"What has actually really surprised me is just how fast the technology is moving," Su told Yahoo Finance at the Goldman Sachs Communacopia & Technology Conference.
"What we are seeing is whether you're a large hyperscaler, or you're an enterprise customer, or you're the newest AI startup, it's all about speed," she said. "We're learning at an incredibly fast pace."
Su said that the people at AMD have learned and done more than the previous several years in the last 9 to 12 months "because the market is moving so fast."
"This is a place where innovation begets more innovation," she said, "and so we're learning a ton on the software side, we're learning a ton about what is the most efficient way to get these these products to market."
Su said she believes the AI market that will grow to $400 billion by 2027, "which is huge."
"And the key is there's no one-size-fits-all in this technology race. It's all about end-to-end AI," she added.
AMD CEO: 'We're making bets five years out'
Su also stressed the importance of looking down the road in the tech sector.
"Sometimes people get caught on what's happening today, what's happening tomorrow, or the next quarter," Su noted. "What I'd like to say is that you have to take a step back. As a tech company, it's our job to make bets that are three to five years out."
AMD has made a number of acquisitions, most recently signing a definitive agreement last month to acquire AI infrastructure provider ZT Systems.

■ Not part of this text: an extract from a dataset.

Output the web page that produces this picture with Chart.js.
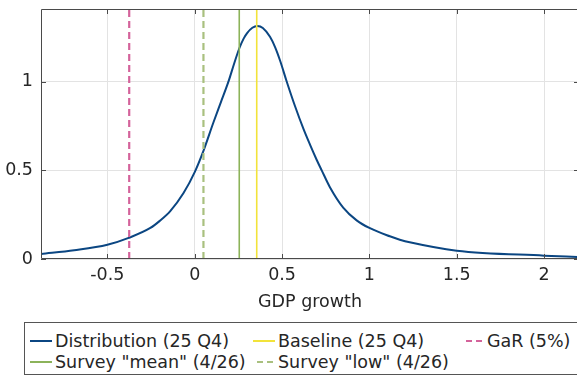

The acquisition, valued at $4.9 billion, is expected to enhance AMD's non-GAAP earnings by the end of 2025.
At that time, Citi analysts said they believed the acquisition should allow AMD to better compete with Nvidia NVDA "in the data center GPU market via additional system experience and faster hyper scaler deployment times."
Citi, which reiterated its buy rating on AMD and $210 price target, said in an Aug. 21 research note that ZT Systems customers include some of the largest cloud hyperscalers, including Microsoft's (MSFT) Azure and Amazon's (AMZN) AWS. It develops systems using components from Nvidia, Intel (INTC) , and AMD among others.
The firm said AMD intends to sell about 95% of ZT Systems’ manufacturing business while keeping 1,000 engineers.
Earlier this month, AMD announced that Keith Strier had joined the company as senior vice president of global AI markets.
Strier, most recently vice president of worldwide AI initiatives at AMD's arch-rival Nvidia, will be responsible for expanding AMD's "AI vision, driving new ecosystem capabilities and accelerating strategic AI engagements globally across public and private sectors."
The Santa Clara-based company, which is slated to report quarterly earnings next month, is down nearly 30% from its all-time of $227.30 in March but still up roughly 40% from a year ago.
In July, AMD beat Wall Street's second-quarter earnings expectations.
AMD plans AI conference to highlight new chips
Revenue for the quarter was above the midpoint of guidance, and profitability increased by a double-digit percentage due to higher-than-expected sales of the company's Instinct, Ryzen, and EPYC processors.
Data-center-segment revenue more than doubled year-over-year to a record $2.8 billion, driven by the steep ramp of Instinct MI300 GPU shipments and a double-digit percentage increase in EPYC central-processing-unit sales.
AMD has scheduled "Advancing AI 2024," an in-person and live-streamed event for October 10.
The company said the event will showcase its next-generation Instinct accelerators and 5th Gen AMD EPYC server processors, as well as Networking and AI PC updates.
The event will also highlight the company’s growing AI solutions ecosystem. AMD executives and AI ecosystem partners, customers, and developers will join Su to discuss how "AMD products and software are reshaping the AI and high-performance computing landscape."
Ahead of the conference, Citi Research noted that August notebook shipments increased 15% month-over-month.
However, the increase was more a reflection of the weak demand recorded in July than a material strengthening of the market.
Analyst Carrie Liu forecasts that notebook demand will increase 4% quarter over quarter in the third quarter, less than the average of 5%.
"We believe the PC recovery appears weaker than expected following our conversations with Intel, Dell (DELL) , and Western Digital (WDC) last week," said Citi analyst Christopher Danely. "We believe the inventory replenishment in PCs is over and could be a mild headwind near-term."